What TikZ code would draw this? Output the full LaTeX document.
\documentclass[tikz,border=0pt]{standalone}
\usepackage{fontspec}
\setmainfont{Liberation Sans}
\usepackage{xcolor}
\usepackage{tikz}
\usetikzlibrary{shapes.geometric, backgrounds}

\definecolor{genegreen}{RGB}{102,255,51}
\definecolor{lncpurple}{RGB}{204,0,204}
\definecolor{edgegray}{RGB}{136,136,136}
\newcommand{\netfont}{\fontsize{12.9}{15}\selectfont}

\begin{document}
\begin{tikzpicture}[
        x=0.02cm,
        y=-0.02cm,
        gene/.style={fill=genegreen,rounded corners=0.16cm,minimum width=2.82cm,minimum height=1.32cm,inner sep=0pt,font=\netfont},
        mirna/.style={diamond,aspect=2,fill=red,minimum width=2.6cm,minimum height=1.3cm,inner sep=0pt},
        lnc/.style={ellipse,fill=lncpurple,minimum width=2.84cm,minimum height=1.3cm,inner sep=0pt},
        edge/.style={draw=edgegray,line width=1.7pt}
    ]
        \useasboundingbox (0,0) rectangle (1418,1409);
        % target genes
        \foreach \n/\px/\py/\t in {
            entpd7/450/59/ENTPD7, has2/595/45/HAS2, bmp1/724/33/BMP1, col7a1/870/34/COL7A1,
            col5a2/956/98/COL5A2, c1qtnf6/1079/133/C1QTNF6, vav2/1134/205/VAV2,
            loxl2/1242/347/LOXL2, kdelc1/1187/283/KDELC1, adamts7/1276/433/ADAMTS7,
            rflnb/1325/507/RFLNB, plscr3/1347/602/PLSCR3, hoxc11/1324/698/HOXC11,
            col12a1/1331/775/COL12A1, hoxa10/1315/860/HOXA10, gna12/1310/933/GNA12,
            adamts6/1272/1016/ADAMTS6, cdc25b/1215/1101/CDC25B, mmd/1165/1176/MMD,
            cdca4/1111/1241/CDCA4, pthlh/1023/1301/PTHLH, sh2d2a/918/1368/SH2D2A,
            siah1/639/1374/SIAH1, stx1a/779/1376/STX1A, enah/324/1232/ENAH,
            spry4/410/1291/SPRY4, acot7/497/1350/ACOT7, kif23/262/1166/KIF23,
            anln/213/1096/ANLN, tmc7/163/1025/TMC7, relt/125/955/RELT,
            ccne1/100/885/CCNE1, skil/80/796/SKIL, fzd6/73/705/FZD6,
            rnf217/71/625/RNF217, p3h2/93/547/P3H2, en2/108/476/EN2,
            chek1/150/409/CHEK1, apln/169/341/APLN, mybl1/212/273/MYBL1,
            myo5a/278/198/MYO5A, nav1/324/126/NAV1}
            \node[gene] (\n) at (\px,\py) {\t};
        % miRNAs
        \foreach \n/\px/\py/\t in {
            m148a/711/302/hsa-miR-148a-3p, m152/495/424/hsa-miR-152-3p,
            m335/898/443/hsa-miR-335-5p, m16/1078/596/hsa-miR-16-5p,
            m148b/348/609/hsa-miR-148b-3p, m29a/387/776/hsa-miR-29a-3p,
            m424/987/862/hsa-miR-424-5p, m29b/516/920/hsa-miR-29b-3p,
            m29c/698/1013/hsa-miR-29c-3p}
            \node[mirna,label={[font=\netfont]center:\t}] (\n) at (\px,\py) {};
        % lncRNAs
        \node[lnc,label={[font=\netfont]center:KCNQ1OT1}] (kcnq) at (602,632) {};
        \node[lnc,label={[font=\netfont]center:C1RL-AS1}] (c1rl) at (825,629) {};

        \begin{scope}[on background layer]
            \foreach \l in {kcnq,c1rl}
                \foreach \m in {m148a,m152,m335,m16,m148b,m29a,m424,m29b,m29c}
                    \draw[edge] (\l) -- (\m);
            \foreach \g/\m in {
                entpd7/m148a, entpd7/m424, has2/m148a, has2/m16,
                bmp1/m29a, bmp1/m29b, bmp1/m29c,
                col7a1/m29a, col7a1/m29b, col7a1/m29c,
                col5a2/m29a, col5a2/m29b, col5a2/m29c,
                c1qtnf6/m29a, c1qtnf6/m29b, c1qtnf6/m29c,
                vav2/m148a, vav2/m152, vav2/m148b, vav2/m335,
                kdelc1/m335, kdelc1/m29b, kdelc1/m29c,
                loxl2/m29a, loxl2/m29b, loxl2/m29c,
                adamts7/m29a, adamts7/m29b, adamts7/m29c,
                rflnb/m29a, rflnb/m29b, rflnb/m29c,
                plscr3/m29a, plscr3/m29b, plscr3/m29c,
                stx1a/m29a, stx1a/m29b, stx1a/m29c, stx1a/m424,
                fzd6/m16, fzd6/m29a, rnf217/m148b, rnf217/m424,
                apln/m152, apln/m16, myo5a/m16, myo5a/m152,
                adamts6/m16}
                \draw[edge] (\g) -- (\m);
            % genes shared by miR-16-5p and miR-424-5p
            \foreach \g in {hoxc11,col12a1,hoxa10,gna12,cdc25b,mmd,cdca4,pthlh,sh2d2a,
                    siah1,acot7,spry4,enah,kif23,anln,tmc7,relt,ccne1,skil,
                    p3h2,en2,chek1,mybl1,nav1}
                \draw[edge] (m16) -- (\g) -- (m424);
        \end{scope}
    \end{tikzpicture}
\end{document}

==

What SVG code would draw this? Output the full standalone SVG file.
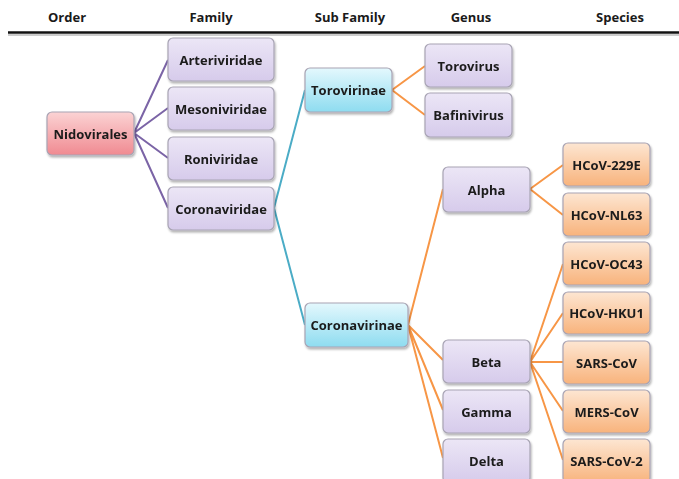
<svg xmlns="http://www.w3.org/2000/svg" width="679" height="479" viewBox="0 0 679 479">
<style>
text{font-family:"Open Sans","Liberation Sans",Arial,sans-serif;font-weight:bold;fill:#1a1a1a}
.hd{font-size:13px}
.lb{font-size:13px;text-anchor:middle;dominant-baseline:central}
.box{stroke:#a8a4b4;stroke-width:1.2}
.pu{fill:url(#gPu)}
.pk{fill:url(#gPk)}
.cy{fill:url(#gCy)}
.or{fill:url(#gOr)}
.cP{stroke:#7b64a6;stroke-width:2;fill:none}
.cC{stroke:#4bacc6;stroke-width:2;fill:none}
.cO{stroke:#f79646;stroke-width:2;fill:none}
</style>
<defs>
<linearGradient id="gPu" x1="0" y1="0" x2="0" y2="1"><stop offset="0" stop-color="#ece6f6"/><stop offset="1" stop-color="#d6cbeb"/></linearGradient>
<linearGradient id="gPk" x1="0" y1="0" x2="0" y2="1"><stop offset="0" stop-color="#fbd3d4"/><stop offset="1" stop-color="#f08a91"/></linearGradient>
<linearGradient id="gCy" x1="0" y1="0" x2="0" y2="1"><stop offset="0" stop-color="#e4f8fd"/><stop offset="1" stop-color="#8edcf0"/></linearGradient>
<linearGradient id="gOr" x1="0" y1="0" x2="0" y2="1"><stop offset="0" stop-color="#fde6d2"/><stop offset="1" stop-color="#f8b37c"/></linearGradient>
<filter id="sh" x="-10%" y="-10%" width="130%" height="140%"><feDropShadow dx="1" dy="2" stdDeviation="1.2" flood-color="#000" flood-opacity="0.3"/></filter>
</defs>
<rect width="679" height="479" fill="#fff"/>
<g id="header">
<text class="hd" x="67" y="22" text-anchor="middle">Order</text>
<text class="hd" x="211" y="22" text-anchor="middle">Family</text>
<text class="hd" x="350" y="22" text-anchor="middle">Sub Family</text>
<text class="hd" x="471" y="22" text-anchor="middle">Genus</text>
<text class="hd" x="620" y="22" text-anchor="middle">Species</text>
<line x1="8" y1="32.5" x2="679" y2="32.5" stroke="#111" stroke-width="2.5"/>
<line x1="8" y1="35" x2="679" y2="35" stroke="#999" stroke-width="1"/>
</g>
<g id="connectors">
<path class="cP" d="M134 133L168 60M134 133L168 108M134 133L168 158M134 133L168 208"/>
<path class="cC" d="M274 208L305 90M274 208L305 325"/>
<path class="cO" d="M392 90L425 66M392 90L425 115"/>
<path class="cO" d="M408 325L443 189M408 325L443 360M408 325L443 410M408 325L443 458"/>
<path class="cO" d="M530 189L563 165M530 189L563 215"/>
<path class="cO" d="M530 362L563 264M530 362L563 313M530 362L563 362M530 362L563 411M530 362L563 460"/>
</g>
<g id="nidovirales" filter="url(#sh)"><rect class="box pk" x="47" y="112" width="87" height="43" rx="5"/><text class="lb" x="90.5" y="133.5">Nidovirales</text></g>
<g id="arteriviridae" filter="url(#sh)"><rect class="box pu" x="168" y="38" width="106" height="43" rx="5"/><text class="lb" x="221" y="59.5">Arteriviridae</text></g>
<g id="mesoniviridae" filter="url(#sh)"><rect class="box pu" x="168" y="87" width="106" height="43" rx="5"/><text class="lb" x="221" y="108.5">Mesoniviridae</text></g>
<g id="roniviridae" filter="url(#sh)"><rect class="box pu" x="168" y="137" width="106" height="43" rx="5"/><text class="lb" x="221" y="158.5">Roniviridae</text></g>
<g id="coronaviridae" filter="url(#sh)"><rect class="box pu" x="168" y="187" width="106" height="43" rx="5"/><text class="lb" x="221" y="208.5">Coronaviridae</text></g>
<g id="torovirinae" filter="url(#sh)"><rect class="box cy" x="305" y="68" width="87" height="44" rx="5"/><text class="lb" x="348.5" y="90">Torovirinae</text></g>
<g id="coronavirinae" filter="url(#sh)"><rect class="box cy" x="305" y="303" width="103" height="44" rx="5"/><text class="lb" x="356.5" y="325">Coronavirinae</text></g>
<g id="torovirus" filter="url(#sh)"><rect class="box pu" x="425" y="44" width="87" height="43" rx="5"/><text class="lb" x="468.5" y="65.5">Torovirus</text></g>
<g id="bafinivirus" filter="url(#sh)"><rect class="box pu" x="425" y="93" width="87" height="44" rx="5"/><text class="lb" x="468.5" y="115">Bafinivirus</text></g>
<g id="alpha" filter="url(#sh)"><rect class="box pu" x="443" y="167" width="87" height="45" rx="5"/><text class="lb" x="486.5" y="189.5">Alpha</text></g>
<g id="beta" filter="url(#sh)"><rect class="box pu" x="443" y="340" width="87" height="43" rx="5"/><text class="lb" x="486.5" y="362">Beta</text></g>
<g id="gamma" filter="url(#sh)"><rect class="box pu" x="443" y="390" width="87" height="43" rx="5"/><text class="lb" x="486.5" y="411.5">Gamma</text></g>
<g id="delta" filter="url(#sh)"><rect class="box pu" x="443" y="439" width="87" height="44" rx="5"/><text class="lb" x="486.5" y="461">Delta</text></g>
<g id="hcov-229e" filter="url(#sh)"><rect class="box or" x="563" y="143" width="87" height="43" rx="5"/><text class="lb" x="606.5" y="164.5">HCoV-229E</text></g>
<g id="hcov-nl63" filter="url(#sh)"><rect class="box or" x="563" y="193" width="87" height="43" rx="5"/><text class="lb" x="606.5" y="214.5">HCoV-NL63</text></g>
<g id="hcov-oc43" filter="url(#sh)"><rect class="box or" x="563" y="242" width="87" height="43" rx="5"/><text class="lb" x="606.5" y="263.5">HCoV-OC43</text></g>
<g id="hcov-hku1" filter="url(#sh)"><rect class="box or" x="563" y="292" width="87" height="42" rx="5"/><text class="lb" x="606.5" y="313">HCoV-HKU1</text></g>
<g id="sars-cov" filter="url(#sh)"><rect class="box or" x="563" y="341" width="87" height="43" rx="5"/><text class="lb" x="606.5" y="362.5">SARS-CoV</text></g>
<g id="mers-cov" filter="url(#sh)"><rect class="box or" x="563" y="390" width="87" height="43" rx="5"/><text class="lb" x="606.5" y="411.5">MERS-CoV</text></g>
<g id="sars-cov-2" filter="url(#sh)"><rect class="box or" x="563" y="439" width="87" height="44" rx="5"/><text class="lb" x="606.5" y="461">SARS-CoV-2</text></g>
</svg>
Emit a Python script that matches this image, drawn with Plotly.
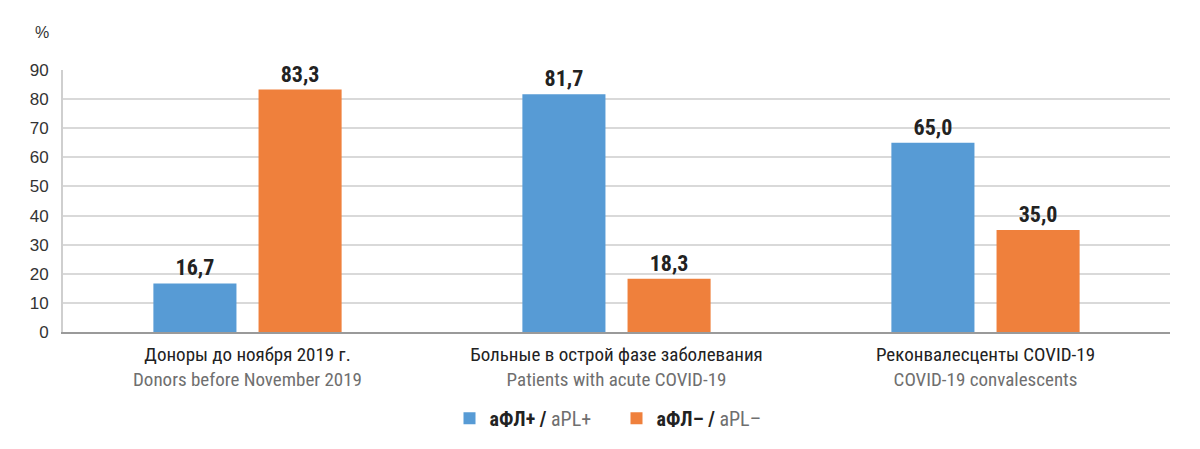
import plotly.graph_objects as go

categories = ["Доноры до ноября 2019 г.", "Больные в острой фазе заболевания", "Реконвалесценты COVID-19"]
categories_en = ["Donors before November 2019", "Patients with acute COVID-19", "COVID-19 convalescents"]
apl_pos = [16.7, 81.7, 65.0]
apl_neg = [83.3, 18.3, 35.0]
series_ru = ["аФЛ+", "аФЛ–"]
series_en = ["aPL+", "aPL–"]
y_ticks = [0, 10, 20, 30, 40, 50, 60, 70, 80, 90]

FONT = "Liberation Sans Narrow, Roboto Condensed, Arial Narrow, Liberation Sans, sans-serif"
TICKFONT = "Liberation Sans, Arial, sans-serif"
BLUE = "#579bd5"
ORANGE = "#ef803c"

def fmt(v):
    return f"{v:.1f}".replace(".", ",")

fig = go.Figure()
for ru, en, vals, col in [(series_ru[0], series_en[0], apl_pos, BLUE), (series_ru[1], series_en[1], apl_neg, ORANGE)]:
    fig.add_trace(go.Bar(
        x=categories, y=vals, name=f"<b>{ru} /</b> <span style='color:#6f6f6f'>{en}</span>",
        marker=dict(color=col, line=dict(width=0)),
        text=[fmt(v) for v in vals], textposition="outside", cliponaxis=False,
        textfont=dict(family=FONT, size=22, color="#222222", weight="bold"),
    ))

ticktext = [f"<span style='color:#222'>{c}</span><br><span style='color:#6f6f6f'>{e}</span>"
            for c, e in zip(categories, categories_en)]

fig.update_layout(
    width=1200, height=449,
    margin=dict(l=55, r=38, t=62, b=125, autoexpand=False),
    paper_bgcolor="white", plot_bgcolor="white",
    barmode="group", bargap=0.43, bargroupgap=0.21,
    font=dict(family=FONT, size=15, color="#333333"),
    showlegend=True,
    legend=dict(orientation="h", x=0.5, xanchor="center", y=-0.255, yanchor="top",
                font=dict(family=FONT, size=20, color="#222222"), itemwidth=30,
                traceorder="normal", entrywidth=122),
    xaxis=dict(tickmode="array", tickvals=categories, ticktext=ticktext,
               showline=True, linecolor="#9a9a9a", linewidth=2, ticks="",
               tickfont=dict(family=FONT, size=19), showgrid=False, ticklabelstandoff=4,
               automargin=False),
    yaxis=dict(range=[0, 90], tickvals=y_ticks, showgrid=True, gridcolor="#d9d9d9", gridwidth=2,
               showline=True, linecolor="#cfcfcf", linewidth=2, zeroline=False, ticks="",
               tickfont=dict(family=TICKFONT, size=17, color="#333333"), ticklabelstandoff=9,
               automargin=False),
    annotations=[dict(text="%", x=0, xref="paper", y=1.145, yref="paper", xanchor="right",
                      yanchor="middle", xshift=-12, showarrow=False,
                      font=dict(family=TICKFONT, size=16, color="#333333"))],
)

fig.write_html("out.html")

What the exercise asks:
Only the lines from the one with "Emit a Python" through the one with "70, 80, 90]", both included, go in the copy, exactly as written. Leave the pictures behind.

Answer to this task:
Emit a Python script that matches this image, drawn with Plotly.
import plotly.graph_objects as go

categories = ["Доноры до ноября 2019 г.", "Больные в острой фазе заболевания", "Реконвалесценты COVID-19"]
categories_en = ["Donors before November 2019", "Patients with acute COVID-19", "COVID-19 convalescents"]
apl_pos = [16.7, 81.7, 65.0]
apl_neg = [83.3, 18.3, 35.0]
series_ru = ["аФЛ+", "аФЛ–"]
series_en = ["aPL+", "aPL–"]
y_ticks = [0, 10, 20, 30, 40, 50, 60, 70, 80, 90]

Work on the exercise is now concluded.